‘It’s appropriate that 9/11 accused face trail in NY’
US Secretary of State Hillary Clinton defended the decision to try five alleged plotters of the 9/11 attacks in a New York civilian court, saying it is “appropriate” they face justice there.world Updated: Nov 16, 2009 01:48 IST
US Secretary of State Hillary Clinton on Sunday defended the decision to try five alleged plotters of the 9/11 attacks in a New York civilian court, saying it is “appropriate” they face justice there.
Families of the victims have expressed fears about bringing suspects, including alleged September 11, 2001 mastermind Khalid Sheikh Mohammed, to US soil and trying them in a federal court with the same constitutional rights US citizens enjoy.
But Clinton said Attorney General Eric Holder’s decision on Friday should be respected and would not have been made unless the authorities were absolutely sure New York could handle the security challenges posed by the trial.

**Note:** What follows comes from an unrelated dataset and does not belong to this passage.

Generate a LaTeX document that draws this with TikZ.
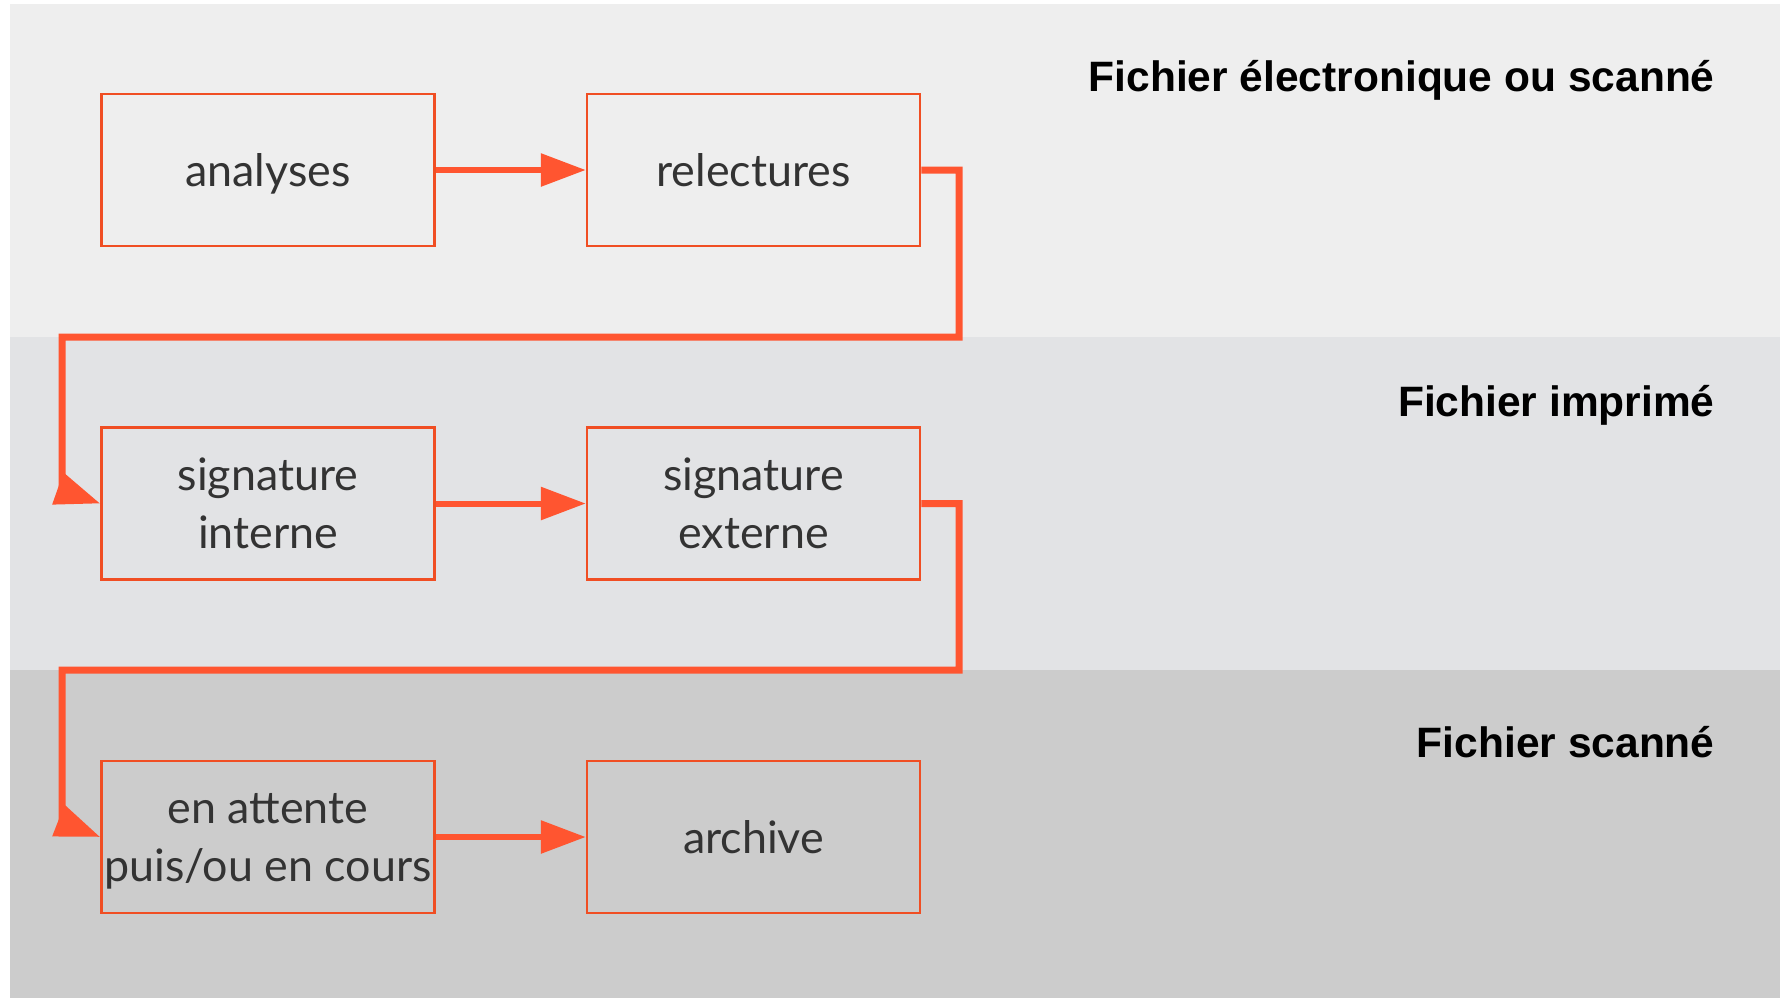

“All believe that New York City not only can handle this, but that it is appropriate to go forward in the very area where these people launched this horrific attack against us,” Clinton told “Meet the Press” on NBC news.
“I was a Senator from New York, and I want to see them brought to justice. The most important thing for me is that you know, they pay the ultimate price for what they did to us on 9/11.
“And if the attorney general and veteran prosecutors think this is the best way to achieve that outcome then I think that they should be given the right to move forward as they see appropriate.”
President Barack Obama’s political foes warn the decision will harm efforts to combat terrorism and say the men should be tried in military commissions, seen by many relatives of the victims as the safer, tougher option.
“Obviously, it’s a very painful experience for families to have to go through,” said Clinton. “That is something that you know, pains me.”
“But we are a nation of laws. And we have two different venues for holding these people accountable -- the military commissions and our federal courts.